Indeed, it is in principle possible to understand something of a text with no help at all from others, though it is also possible (and perhaps likely) to misunderstand a great deal more. For that reason, it is profoundly unwise to ignore all of the assistance that is available. With respect to the example of contract law, that is why we have lawyers (I knew I would find a reason eventually). With respect to the example of the Odyssey, that is why we have people who specialize in Homer and the reading of archaic Greek poetry. As Solomon says, “Where there is no guidance, a people falls, but in an abundance of counselors there is safety.” Eric Parker helpfully explicated this principle yesterday via Zanchi. Expertise in exegesis is a great good, whether it is the exegesis of a contract, a poem, or the Bible, and in the case of the latter it is perhaps an even greater good, because the stakes are so much higher. None of this, however, requires infallibility, as we see if we are being honest and reasonable: these are, rather, questions of prudence. All three kinds of texts are instances of human communication, and in that respect there is no reason in principle why their reading should be generically different–and, again, the understanding of an interpretation, or of an interpretation of an interpretation, presumes the basic communicativeness of human language in any case. Perhaps paradoxically, then, Scripture’s humanity requires perspicuity (in the sense used above), which is ingredient in and fundamental to any construal of sola scriptura. If perspicuity exists, then sola scriptura is perfectly reasonable.

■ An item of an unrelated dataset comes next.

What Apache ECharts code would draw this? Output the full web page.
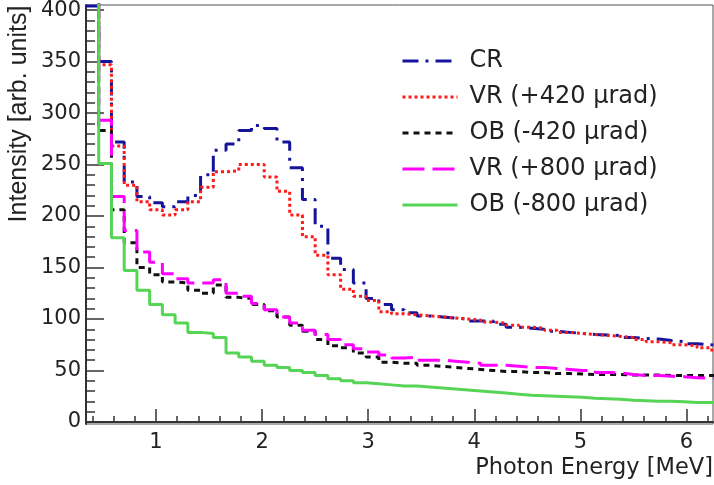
<!DOCTYPE html>
<html><head><meta charset="utf-8">
<script src="https://cdn.jsdelivr.net/npm/echarts@6/dist/echarts.min.js"></script>
<style>html,body{margin:0;padding:0;background:#fff}#c{width:714px;height:485px}</style>
</head><body><div id="c"></div>
<script>
// Histogram bin edges (MeV)
const binEdges = [0.34,0.46,0.58,0.70,0.82,0.94,1.06,1.18,1.30,1.42,1.54,1.66,1.78,1.90,2.02,2.14,2.26,2.38,2.50,2.62,2.74,2.86,2.98,3.10,3.22,3.34,3.46,3.58,3.70,3.82,3.94,4.06,4.18,4.30,4.42,4.54,4.66,4.78,4.90,5.02,5.14,5.26,5.38,5.50,5.62,5.74,5.86,5.98,6.10,6.22,6.34];
const seriesNames = ['CR','VR (+420 µrad)','OB (-420 µrad)','VR (+800 µrad)','OB (-800 µrad)'];
const cr = [404,350,272,233,219,213,209,214,220,240,
  264,270,283,288,285,272,247,216,190,159,
  148,135,120,114,109,106,103,102,101,100,
  98,98,95,92,91,90,88,87,86,85,
  84.5,84,82,81,80.5,79,78,76,75,74];
const vr420 = [430,347,268,230,214,206,201,206,214,228,
  243,244,250,250,238,224,201,180,162,143,
  129,122,118,107,105,104,103,102,101,100,
  99,97,96,94,92,91,89,87,86,85,
  84,83,82,80,78,77,75,74,72,70];
const ob420 = [430,283,206,174,150,143,136,135,128,125,
  133,121,120,114,108,102,94,88,80,74,
  72,67,63,58,57,57,55,54,53,52,
  51,50,49,49,48,48,47,47,46.5,46,
  46,46,45.5,45.5,45.5,45,45,45,45,45];
const vr800 = [430,293,219,186,165,155,144,139,135,135,
  138,125,122,115,109,102,96,89,85,80,
  75,71,68,65,62,63,60,60,59,58,
  57,55,55,54,53,53,52,51,50,50,
  48,47.5,46,45,45,44.5,44,43,42.5,42];
const ob800 = [430,251,179,147,128,114,104,96,87,86,
  82,67,63,59,55,53,50,48,45,42,
  40,38,37,36,35,35,34,33,32,31,
  30,29,28,27,26,25.5,25,24.5,24,23,
  22.5,22,21,20.5,20,20,19.5,19,19,18.5];
const xTickLabels = [1,2,3,4,5,6];
const xMinorTicks = [0.4,0.6,0.8,1.2,1.4,1.6,1.8,2.2,2.4,2.6,2.8,3.2,3.4,3.6,3.8,4.2,4.4,4.6,4.8,5.2,5.4,5.6,5.8,6.2];
const yTickLabels = [0,50,100,150,200,250,300,350,400];
const yMinorTicks = [10,20,30,40,60,70,80,90,110,120,130,140,160,170,180,190,210,220,230,240,260,270,280,290,310,320,330,340,360,370,380,390];

function steps(vals){
  const pts = vals.map((v,i)=>[binEdges[i], v]);
  pts.push([binEdges[vals.length], vals[vals.length-1]]);
  return pts;
}
const styles = [
  {color:'#14149a', type:[16,7,3,7]},
  {color:'#ff1a1a', type:[3,3]},
  {color:'#111111', type:[6,5]},
  {color:'#ff00ff', type:[22,8]},
  {color:'#55d455', type:'solid'}
];
const dataSets = [cr, vr420, ob420, vr800, ob800];
const axisColor = '#333';
const chart = echarts.init(document.getElementById('c'));
chart.setOption({
  animation:false,
  backgroundColor:'#fff',
  grid:{left:86, right:1, top:5, bottom:61, show:true, borderColor:'#555', borderWidth:1, containLabel:false, outerBoundsMode:'none'},
  xAxis:[
    {type:'value', min:0.34, max:6.25,
     axisLine:{lineStyle:{color:axisColor, width:2}},
     axisTick:{inside:true, length:13, customValues:xTickLabels, lineStyle:{color:axisColor, width:1.5}},
     axisLabel:{customValues:xTickLabels, fontFamily:'DejaVu Sans', fontSize:21, color:'#222', margin:8},
     splitLine:{show:false}},
    {type:'value', min:0.34, max:6.25, position:'bottom',
     axisLine:{show:false},
     axisTick:{inside:true, length:6, customValues:xMinorTicks, lineStyle:{color:axisColor, width:1.5}},
     axisLabel:{show:false}, splitLine:{show:false}}
  ],
  yAxis:[
    {type:'value', min:-2, max:405,
     axisLine:{show:true, lineStyle:{color:axisColor, width:2}},
     axisTick:{show:true, inside:true, length:18, customValues:yTickLabels, lineStyle:{color:axisColor, width:1.5}},
     axisLabel:{customValues:yTickLabels, fontFamily:'DejaVu Sans', fontSize:21, color:'#222', margin:5},
     splitLine:{show:false}},
    {type:'value', min:-2, max:405, position:'left',
     axisLine:{show:false},
     axisTick:{show:true, inside:true, length:9, customValues:yMinorTicks, lineStyle:{color:axisColor, width:1.5}},
     axisLabel:{show:false}, splitLine:{show:false}}
  ],
  legend:{
    orient:'vertical', left:396, top:44, itemWidth:55, itemHeight:12, itemGap:12,
    data:seriesNames,
    itemStyle:{opacity:0, borderWidth:0},
    lineStyle:{width:3},
    textStyle:{fontFamily:'DejaVu Sans', fontSize:24, color:'#222', lineHeight:24, padding:[0,0,0,7]}
  },
  series: dataSets.map((d,i)=>({
    name:seriesNames[i], type:'line', step:'end', symbol:'none', showSymbol:false,
    xAxisIndex:0, yAxisIndex:0,
    data:steps(d),
    itemStyle:{color:styles[i].color},
    lineStyle:{color:styles[i].color, width:3, type:styles[i].type, cap:'butt'},
    z: 2+i
  })),
  graphic:[
    {type:'text', x:19, y:114, rotation:Math.PI/2,
     style:{text:'Intensity [arb. units]', fontFamily:'Liberation Sans', fontSize:25, fill:'#222', align:'center', verticalAlign:'middle'}},
    {type:'text', x:713, y:468,
     style:{text:'Photon Energy [MeV]', fontFamily:'DejaVu Sans', fontSize:22.5, fill:'#222', align:'right', verticalAlign:'middle'}}
  ]
});
</script>
</body></html>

But what about Scripture’s divinity? One might suggest that God’s infinity and incomprehensibility would leave a divinely authored text shrouded in mystery. But this is to miss the point by focusing on the wrong divine attributes for giving an adequate account of Christian revelation. Why? Because Christian revelation is revelation. God’s incomprehensibility is the wrong place to start here, for the fact that Scripture exists is due to God’s desire to reveal himself, to manifest himself to faithful hearing, to communicate himself to a world undone by sin. This means–indeed, requires–that the presumption when treating of divine authorship should be in favor of clarity and understandability rather than of obscurity. Why, after all, should God not be able to communicate himself effectively should he wish to do so? And if he has willed to communicate with man at all, why should he not wish to do so effectively? To ask the question is, I think, to answer it. But effective communication requires the assumption that speaker and hearer (or reader) can understand one another. As John Webster is fond of pointing out (and rightly so), the rule finitum non capax inifiniti must not be reversed for any reason into infinitum non capax finiti. The infinite is capable of the finite, and the fact that we have revelation from God is proof of that. To assume, on the other hand, that God’s revelation of himself is necessarily inadequate on its own (whether because of his loftiness, his incomprehensibility, or whatever) is to affirm a version of the infinitum non capax.
So, to strengthen the claim about the reasonableness of sola scriptura above: both the human and the divine authorship of Scripture not only allow for but positively require perspicuity, and therefore sola scriptura: for the only reasonable basis upon which to deny sola scriptura is because scriptura is not clear. Secure the one, and you secure the other.
Fire away.
- Did you see what I did there? I used a word that you presumably have never seen (the OED gives exactly one citation for the verb, from 1837, and none at all for the participle), and yet you still understood me perfectly. Consider this a Q.E.D. for the perspicuity of communication. Incidentally, the OED also cites the word “bebutter,” which means about what you would think.
7 replies on “Against Scriptural Docetism”
Home run brother. Well done! This makes perfect sense and yet men continually want to place someone or something infallible between the Christian and the infallible, clear Bible.
I’m not sure I follow the previous commentor…. how is this argument a defense of infallibility? It seems rather a defenses of scripture as authoritative, which is not the same thing.
Excellent piece, Eric. The idea of hidden knowledge was all the rage in the Renaissance. Erasmus argued that scripture is very obscure in places, especially regarding Christ’s two natures and the paradox of freewill and predestination. He concluded that these obscure passages should not be mentioned to the laity but kept only for the educated. Luther responded: “See now, my dear Erasmus, what that most moderate and peace-loving theology of yours leads to! You warn us off, and forbid us to try to understand the foreknowledge of God and the necessity laid on things and men, advising us to leave such things alone, and to shun and condemn them. And by this ill- advised labor of yours you teach us both to cultivate ignorance of God (which comes of its own accord, and indeed is inborn in us), and to despise faith, let go the promises of God, and treat all the consolations of the Spirit and certitudes of conscience as of no account. Such advice Epicurus himself would scarcely give!”
Excellent post! This reminds me of the main argument of Kevin Vanhoozer’s book “Is There a Meaning in This Text?: The Bible, the Reader, and the Morality of Literary Knowledge,” but I don’t remember that he made the connections with sola scriptura.
You’re right, Jonathan. Vanhoozer does mention and go through this point in great detail. He unpacks this together with sola scriptura in Chapter 6 of the book.
[…] response to my recent foray on sola scriptura and perspicuity, 1 a commenter on Facebook asked, presumably rhetorically, whether Acts 8.31 didn’t disprove […]
Erasmus’ reply to Luther, Hyperaspistes, is well worth reading.